GO: Their savings may be modest now, but for younger advisors coming into the marketplace, some of their Millennial peers would be excellent individuals to start working with. Set them on a path of financial discipline, with a budget and consistent savings pattern. Encourage them to take advantage of a 401(k), especially if there’s a company match. These basics don’t take a lot of time, but over time you will build a lucrative client base. There’s going to be significant wealth transfer in this country in the years ahead, and a good chunk of that money will flow to these Millennials.

L&HA: How would you describe the ideal agent for Millennials?
GO: It’s important that experienced agents reach out to Millennials, and it’s important how they work with them. A meeting followed up with a snail-mail letter is not going to appeal. It’s got to be quick and transparent, no gobbledygook. This generation won’t respond to a push sale. What you recommend has got to fit in with their goals and objectives.

L&HA: This advice sounds like the guidelines for selling to women.
GO: With Millennials and women, the sales approach and recommendations need to be customized. This generation feels they are special, not like everyone else. Think about their clothing, tattoos, and their playlists. They don’t buy LPs or CDs like we did. Even their music says who they are as an individual.

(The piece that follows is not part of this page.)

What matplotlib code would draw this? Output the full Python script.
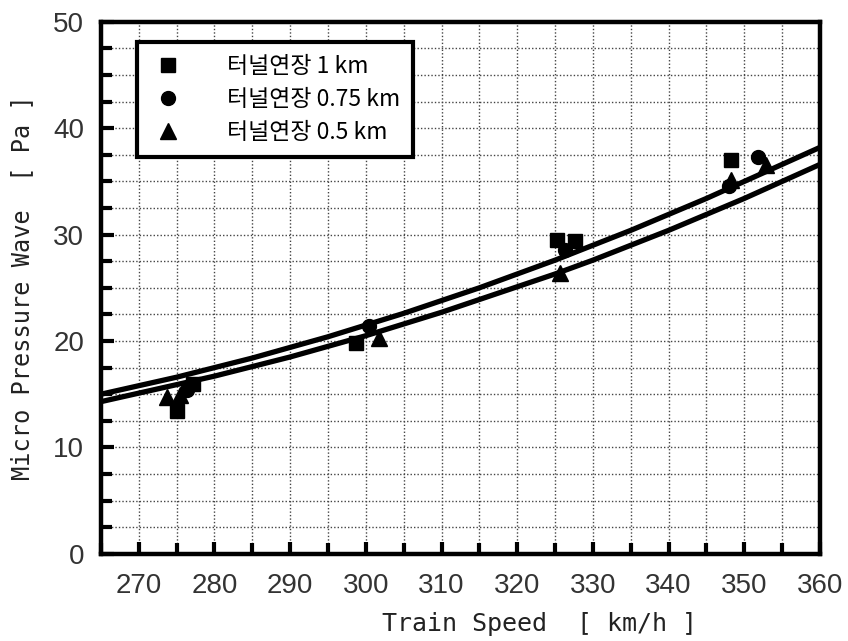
"""
Micro pressure wave vs. train speed for three tunnel lengths.
"""

import matplotlib
matplotlib.use("Agg")
import matplotlib.pyplot as plt
from matplotlib import font_manager
from matplotlib.lines import Line2D
from matplotlib.ticker import MultipleLocator

speed_1km = [275.1, 277.2, 298.7, 325.3, 327.6, 348.3]
mpw_1km = [13.4, 16.0, 19.8, 29.5, 29.4, 37.0]
speed_075km = [276.4, 300.4, 326.3, 348.0, 351.8]
mpw_075km = [15.4, 21.4, 28.6, 34.6, 37.3]
speed_05km = [273.7, 275.5, 301.7, 325.7, 348.2, 352.8]
mpw_05km = [14.7, 14.9, 20.3, 26.4, 35.1, 36.5]

# fitted curves
fit_speed = [265, 270, 275, 280, 285, 290, 295, 300, 305, 310,
             315, 320, 325, 330, 335, 340, 345, 350, 355, 360]
fit_upper = [15.0, 15.8, 16.6, 17.5, 18.4, 19.4, 20.4, 21.5, 22.6, 23.8,
             25.0, 26.3, 27.6, 29.0, 30.4, 31.9, 33.4, 35.0, 36.6, 38.2]
fit_lower = [14.3, 15.1, 15.9, 16.7, 17.6, 18.5, 19.5, 20.5, 21.6, 22.7,
             23.9, 25.1, 26.3, 27.6, 29.0, 30.4, 31.9, 33.4, 35.0, 36.6]

labels = ["터널연장 1 km", "터널연장 0.75 km", "터널연장 0.5 km"]

# fonts
installed = {f.name for f in font_manager.fontManager.ttflist}
tick_font = "Liberation Sans Narrow" if "Liberation Sans Narrow" in installed else "Liberation Sans"
mono = ["DejaVu Sans Mono", "Noto Sans CJK KR"]
korean = ["Noto Sans CJK KR", "DejaVu Sans"]

fig = plt.figure(figsize=(8.48, 6.41), dpi=100)
ax = fig.add_axes([0.119, 0.136, 0.848, 0.830])

# curves
ax.plot(fit_speed, fit_upper, "k-", lw=3.8, solid_capstyle="butt", zorder=3)
ax.plot(fit_speed, fit_lower, "k-", lw=3.8, solid_capstyle="butt", zorder=3)

# points
ax.plot(speed_1km, mpw_1km, "ks", ms=10, ls="none", zorder=4)
ax.plot(speed_075km, mpw_075km, "ko", ms=10, ls="none", zorder=4)
ax.plot(speed_05km, mpw_05km, "k^", ms=11, ls="none", zorder=4)

# axes
ax.set_xlim(265, 360)
ax.set_ylim(0, 50)
ax.xaxis.set_major_locator(MultipleLocator(10))
ax.xaxis.set_minor_locator(MultipleLocator(5))
ax.yaxis.set_major_locator(MultipleLocator(10))
ax.yaxis.set_minor_locator(MultipleLocator(2.5))
ax.grid(which="both", ls=(0, (1, 1.5)), lw=1.0, color="#444444")
ax.set_axisbelow(True)

for side in ax.spines.values():
    side.set_linewidth(3.2)

ax.tick_params(which="both", direction="in", width=3, top=False, right=False)
ax.tick_params(which="major", length=9)
ax.tick_params(which="minor", length=8)
ax.tick_params(axis="x", pad=14)
ax.tick_params(axis="y", pad=12)
for lab in ax.get_xticklabels() + ax.get_yticklabels():
    lab.set_fontfamily(tick_font)
    lab.set_fontsize(20)
    lab.set_color("#333333")

ax.set_xlabel("Train Speed  [ km/h ]", family=mono, fontsize=18, color="#222222")
ax.xaxis.set_label_coords(0.61, -0.11)
ax.set_ylabel("Micro Pressure Wave  [ Pa ]", family=mono, fontsize=17,
              labelpad=14, color="#222222")

# legend
handles = [
    Line2D([], [], color="k", marker="s", ls="none", ms=10),
    Line2D([], [], color="k", marker="o", ls="none", ms=10),
    Line2D([], [], color="k", marker="^", ls="none", ms=11),
]
leg = ax.legend(
    handles,
    labels,
    loc="upper left",
    bbox_to_anchor=(0.05, 0.962),
    prop={"family": korean, "size": 16.5},
    fancybox=False,
    framealpha=1,
    edgecolor="k",
    handletextpad=1.8,
    borderpad=0.55,
    labelspacing=0.45,
    handlelength=1.6,
    borderaxespad=0,
)
leg.get_frame().set_linewidth(3)

fig.savefig("out.png", dpi=100)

L&HA: Are they buying insurance, especially life insurance?
GO: They have a sensitivity around risk management, so if an advisor positions insurance products the right way, they will be receptive to buying. Start with their goals and objectives. How much money do you want to have at retirement? What type of lifestyle would you like? Do you want a big or a small house, or maybe you’re not planning to buy a house. As I said, a push sale is not going to work. Ask them if they want to get support to provide for their family, to maintain a certain lifestyle. Then you back into, okay, if that’s what your objective is, you need disability insurance to protect against loss of income. You also need life insurance so if you pass away prematurely your family will have the financial resources to continue.

L&HA: Millennials want online resources, so you’ve created a website for financial awareness.
GO: Two-thirds of Millennials agree there is room for improvement in how they manage their money. We think Millennials will be more receptive to working with a professional if they better appreciate the value. We created The Mint ( a user-friendly resource, not heavily branded, and open to all. It looks at planning considerations with tools, calculators, and PDFs so Millennials can do their own customized plan. There’s weekly blogging on relevant topics with links to other materials and outside experts. It’s an incredible value-add for our field force, too.

If you are an advisor and want your practice to continue to grow, you may have to get comfortable with learning how to approach and successfully work with Millennial clients because they may end up controlling a significant amount of the assets out there.